WHAT IS ASKED - Give back every line exactly as it appears, pictures excluded.

SUPPLIED MATERIAL -
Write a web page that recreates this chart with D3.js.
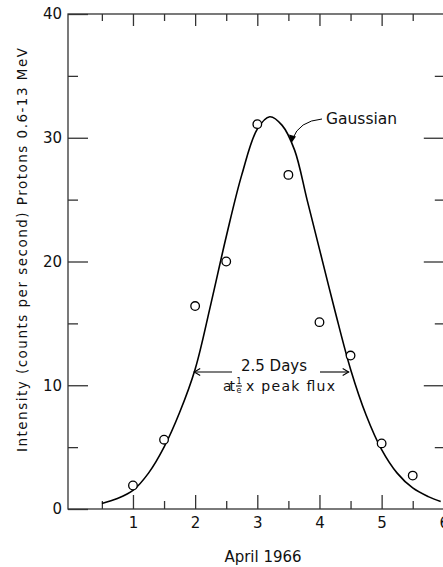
<!DOCTYPE html>
<html>
<head>
<meta charset="utf-8">
<script src="https://cdn.jsdelivr.net/npm/d3@7"></script>
<style>
    body { margin: 0; background: #fff; }
    svg text { font-family: "DejaVu Sans", sans-serif; fill: #111; }
</style>
</head>
<body>
<svg id="chart" width="443" height="567"></svg>
<script>
// observed counts, one per half day
const days = [1, 1.5, 2, 2.5, 3, 3.5, 4, 4.5, 5, 5.5];
const intensity = [1.9, 5.6, 16.4, 20.0, 31.1, 27.0, 15.1, 12.4, 5.3, 2.7];

// fitted Gaussian
const curveDays = [0.5, 0.75, 1, 1.25, 1.5, 1.75, 2, 2.25, 2.5, 2.75, 3, 3.2, 3.4, 3.6, 3.8, 4, 4.25, 4.5, 4.75, 5, 5.25, 5.5, 5.75, 5.95];
const curveIntensity = [0.45, 0.85, 1.5, 2.9, 5.0, 7.8, 11.3, 16.5, 22.0, 27.0, 30.7, 31.7, 31.0, 29.0, 25.0, 21.0, 16.0, 11.3, 7.6, 4.8, 2.9, 1.7, 1.0, 0.6];

const xMajor = [1, 2, 3, 4, 5, 6];
const xMinor = [0.5, 1.5, 2.5, 3.5, 4.5, 5.5];
const yMajor = [0, 10, 20, 30, 40];
const yMinor = [5, 15, 25, 35];

const svg = d3.select('#chart');
const plotLeft = 68, plotRight = 443.8, plotTop = 14, plotBottom = 509;

const x = d3.scaleLinear().domain([-0.045, 6]).range([plotLeft, plotRight]);
const y = d3.scaleLinear().domain([0, 40]).range([plotBottom, plotTop]);

// frame
svg.append('rect')
    .attr('x', plotLeft).attr('y', plotTop)
    .attr('width', plotRight - plotLeft).attr('height', plotBottom - plotTop)
    .attr('fill', 'none').attr('stroke', '#333').attr('stroke-width', 1.3);

function addAxis(axis, tx, ty, withLabels) {
    const g = svg.append('g')
        .attr('transform', `translate(${tx},${ty})`)
        .call(axis);
    g.select('.domain').remove();
    g.selectAll('.tick line').attr('stroke', '#333').attr('stroke-width', 1.3);
    g.selectAll('.tick text')
        .style('font-size', withLabels ? '15px' : '0px')
        .attr('fill', '#111');
    return g;
}

// left
addAxis(d3.axisLeft(y).tickValues(yMajor).tickSize(-20).tickPadding(6).tickFormat(d3.format('d')), plotLeft, 0, true);
addAxis(d3.axisLeft(y).tickValues(yMinor).tickSize(-10).tickFormat(''), plotLeft, 0, false);
// right
addAxis(d3.axisRight(y).tickValues(yMajor.slice(1, 4)).tickSize(-20).tickFormat(''), plotRight, 0, false);
addAxis(d3.axisRight(y).tickValues(yMinor).tickSize(-9).tickFormat(''), plotRight, 0, false);
// bottom
addAxis(d3.axisBottom(x).tickValues(xMajor).tickSize(-14).tickPadding(8).tickFormat(d3.format('d')), 0, plotBottom, true);
addAxis(d3.axisBottom(x).tickValues(xMinor).tickSize(-8).tickFormat(''), 0, plotBottom, false);
// top
addAxis(d3.axisTop(x).tickValues(xMajor.slice(0, 5)).tickSize(-12).tickFormat(''), 0, plotTop, false);
addAxis(d3.axisTop(x).tickValues(xMinor).tickSize(-7).tickFormat(''), 0, plotTop, false);

// axis titles
svg.append('text')
    .attr('x', 263).attr('y', 562)
    .attr('text-anchor', 'middle')
    .style('font-size', '15px')
    .text('April 1966');

svg.append('text')
    .attr('transform', 'translate(27,250) rotate(-90)')
    .attr('text-anchor', 'middle')
    .attr('textLength', 404)
    .style('font-size', '13.5px')
    .text('Intensity (counts per second) Protons 0.6-13 MeV');

// gaussian curve
const line = d3.line()
    .x((d, i) => x(curveDays[i]))
    .y(d => y(d))
    .curve(d3.curveCatmullRom.alpha(0.5));

svg.append('path')
    .datum(curveIntensity)
    .attr('d', line)
    .attr('fill', 'none')
    .attr('stroke', '#000')
    .attr('stroke-width', 1.6);

// data points
svg.append('g')
    .selectAll('circle')
    .data(days)
    .enter().append('circle')
    .attr('cx', d => x(d))
    .attr('cy', (d, i) => y(intensity[i]))
    .attr('r', 4.3)
    .attr('fill', '#fff')
    .attr('stroke', '#000')
    .attr('stroke-width', 1.3);

// "Gaussian" label with curved arrow
svg.append('text')
    .attr('x', 326).attr('y', 124)
    .style('font-size', '15.5px')
    .text('Gaussian');

svg.append('path')
    .attr('d', 'M 322,119 Q 299,121 292.5,139')
    .attr('fill', 'none').attr('stroke', '#000').attr('stroke-width', 1);
svg.append('path')
    .attr('d', 'M 291.5,143 L 289,134.5 L 296,136.5 Z')
    .attr('fill', '#000');

// width annotation
const arrowY = 372;
const xl = x(1.985), xr = x(4.47);
svg.append('line')
    .attr('x1', xl).attr('x2', 232).attr('y1', arrowY).attr('y2', arrowY)
    .attr('stroke', '#000').attr('stroke-width', 1.1);
svg.append('line')
    .attr('x1', 320).attr('x2', xr).attr('y1', arrowY).attr('y2', arrowY)
    .attr('stroke', '#000').attr('stroke-width', 1.1);
svg.append('path')
    .attr('d', `M ${xl + 6},${arrowY - 3.5} L ${xl},${arrowY} L ${xl + 6},${arrowY + 3.5} M ${xr - 6},${arrowY - 3.5} L ${xr},${arrowY} L ${xr - 6},${arrowY + 3.5}`)
    .attr('fill', 'none').attr('stroke', '#000').attr('stroke-width', 1.1);

svg.append('text')
    .attr('x', 274).attr('y', 371)
    .attr('text-anchor', 'middle')
    .style('font-size', '15px')
    .text('2.5 Days');

svg.append('text')
    .attr('x', 223).attr('y', 391)
    .attr('textLength', 12)
    .style('font-size', '14px')
    .text('at');
svg.append('text')
    .attr('x', 239).attr('y', 384)
    .attr('text-anchor', 'middle')
    .style('font-size', '8px')
    .text('1');
svg.append('line')
    .attr('x1', 236).attr('x2', 242).attr('y1', 386).attr('y2', 386)
    .attr('stroke', '#000').attr('stroke-width', 1);
svg.append('text')
    .attr('x', 239).attr('y', 393)
    .attr('text-anchor', 'middle')
    .style('font-size', '8px')
    .text('e');
svg.append('text')
    .attr('x', 246).attr('y', 391)
    .attr('textLength', 89)
    .style('font-size', '14px')
    .text('x peak flux');
</script>
</body>
</html>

SOLUTION TO THIS TASK -
Write a web page that recreates this chart with D3.js.
<!DOCTYPE html>
<html>
<head>
<meta charset="utf-8">
<script src="https://cdn.jsdelivr.net/npm/d3@7"></script>
<style>
    body { margin: 0; background: #fff; }
    svg text { font-family: "DejaVu Sans", sans-serif; fill: #111; }
</style>
</head>
<body>
<svg id="chart" width="443" height="567"></svg>
<script>
// observed counts, one per half day
const days = [1, 1.5, 2, 2.5, 3, 3.5, 4, 4.5, 5, 5.5];
const intensity = [1.9, 5.6, 16.4, 20.0, 31.1, 27.0, 15.1, 12.4, 5.3, 2.7];

// fitted Gaussian
const curveDays = [0.5, 0.75, 1, 1.25, 1.5, 1.75, 2, 2.25, 2.5, 2.75, 3, 3.2, 3.4, 3.6, 3.8, 4, 4.25, 4.5, 4.75, 5, 5.25, 5.5, 5.75, 5.95];
const curveIntensity = [0.45, 0.85, 1.5, 2.9, 5.0, 7.8, 11.3, 16.5, 22.0, 27.0, 30.7, 31.7, 31.0, 29.0, 25.0, 21.0, 16.0, 11.3, 7.6, 4.8, 2.9, 1.7, 1.0, 0.6];

const xMajor = [1, 2, 3, 4, 5, 6];
const xMinor = [0.5, 1.5, 2.5, 3.5, 4.5, 5.5];
const yMajor = [0, 10, 20, 30, 40];
const yMinor = [5, 15, 25, 35];

const svg = d3.select('#chart');
const plotLeft = 68, plotRight = 443.8, plotTop = 14, plotBottom = 509;

const x = d3.scaleLinear().domain([-0.045, 6]).range([plotLeft, plotRight]);
const y = d3.scaleLinear().domain([0, 40]).range([plotBottom, plotTop]);

// frame
svg.append('rect')
    .attr('x', plotLeft).attr('y', plotTop)
    .attr('width', plotRight - plotLeft).attr('height', plotBottom - plotTop)
    .attr('fill', 'none').attr('stroke', '#333').attr('stroke-width', 1.3);

function addAxis(axis, tx, ty, withLabels) {
    const g = svg.append('g')
        .attr('transform', `translate(${tx},${ty})`)
        .call(axis);
    g.select('.domain').remove();
    g.selectAll('.tick line').attr('stroke', '#333').attr('stroke-width', 1.3);
    g.selectAll('.tick text')
        .style('font-size', withLabels ? '15px' : '0px')
        .attr('fill', '#111');
    return g;
}

// left
addAxis(d3.axisLeft(y).tickValues(yMajor).tickSize(-20).tickPadding(6).tickFormat(d3.format('d')), plotLeft, 0, true);
addAxis(d3.axisLeft(y).tickValues(yMinor).tickSize(-10).tickFormat(''), plotLeft, 0, false);
// right
addAxis(d3.axisRight(y).tickValues(yMajor.slice(1, 4)).tickSize(-20).tickFormat(''), plotRight, 0, false);
addAxis(d3.axisRight(y).tickValues(yMinor).tickSize(-9).tickFormat(''), plotRight, 0, false);
// bottom
addAxis(d3.axisBottom(x).tickValues(xMajor).tickSize(-14).tickPadding(8).tickFormat(d3.format('d')), 0, plotBottom, true);
addAxis(d3.axisBottom(x).tickValues(xMinor).tickSize(-8).tickFormat(''), 0, plotBottom, false);
// top
addAxis(d3.axisTop(x).tickValues(xMajor.slice(0, 5)).tickSize(-12).tickFormat(''), 0, plotTop, false);
addAxis(d3.axisTop(x).tickValues(xMinor).tickSize(-7).tickFormat(''), 0, plotTop, false);

// axis titles
svg.append('text')
    .attr('x', 263).attr('y', 562)
    .attr('text-anchor', 'middle')
    .style('font-size', '15px')
    .text('April 1966');

svg.append('text')
    .attr('transform', 'translate(27,250) rotate(-90)')
    .attr('text-anchor', 'middle')
    .attr('textLength', 404)
    .style('font-size', '13.5px')
    .text('Intensity (counts per second) Protons 0.6-13 MeV');

// gaussian curve
const line = d3.line()
    .x((d, i) => x(curveDays[i]))
    .y(d => y(d))
    .curve(d3.curveCatmullRom.alpha(0.5));

svg.append('path')
    .datum(curveIntensity)
    .attr('d', line)
    .attr('fill', 'none')
    .attr('stroke', '#000')
    .attr('stroke-width', 1.6);

// data points
svg.append('g')
    .selectAll('circle')
    .data(days)
    .enter().append('circle')
    .attr('cx', d => x(d))
    .attr('cy', (d, i) => y(intensity[i]))
    .attr('r', 4.3)
    .attr('fill', '#fff')
    .attr('stroke', '#000')
    .attr('stroke-width', 1.3);

// "Gaussian" label with curved arrow
svg.append('text')
    .attr('x', 326).attr('y', 124)
    .style('font-size', '15.5px')
    .text('Gaussian');

svg.append('path')
    .attr('d', 'M 322,119 Q 299,121 292.5,139')
    .attr('fill', 'none').attr('stroke', '#000').attr('stroke-width', 1);
svg.append('path')
    .attr('d', 'M 291.5,143 L 289,134.5 L 296,136.5 Z')
    .attr('fill', '#000');

// width annotation
const arrowY = 372;
const xl = x(1.985), xr = x(4.47);
svg.append('line')
    .attr('x1', xl).attr('x2', 232).attr('y1', arrowY).attr('y2', arrowY)
    .attr('stroke', '#000').attr('stroke-width', 1.1);
svg.append('line')
    .attr('x1', 320).attr('x2', xr).attr('y1', arrowY).attr('y2', arrowY)
    .attr('stroke', '#000').attr('stroke-width', 1.1);
svg.append('path')
    .attr('d', `M ${xl + 6},${arrowY - 3.5} L ${xl},${arrowY} L ${xl + 6},${arrowY + 3.5} M ${xr - 6},${arrowY - 3.5} L ${xr},${arrowY} L ${xr - 6},${arrowY + 3.5}`)
    .attr('fill', 'none').attr('stroke', '#000').attr('stroke-width', 1.1);

svg.append('text')
    .attr('x', 274).attr('y', 371)
    .attr('text-anchor', 'middle')
    .style('font-size', '15px')
    .text('2.5 Days');

svg.append('text')
    .attr('x', 223).attr('y', 391)
    .attr('textLength', 12)
    .style('font-size', '14px')
    .text('at');
svg.append('text')
    .attr('x', 239).attr('y', 384)
    .attr('text-anchor', 'middle')
    .style('font-size', '8px')
    .text('1');
svg.append('line')
    .attr('x1', 236).attr('x2', 242).attr('y1', 386).attr('y2', 386)
    .attr('stroke', '#000').attr('stroke-width', 1);
svg.append('text')
    .attr('x', 239).attr('y', 393)
    .attr('text-anchor', 'middle')
    .style('font-size', '8px')
    .text('e');
svg.append('text')
    .attr('x', 246).attr('y', 391)
    .attr('textLength', 89)
    .style('font-size', '14px')
    .text('x peak flux');
</script>
</body>
</html>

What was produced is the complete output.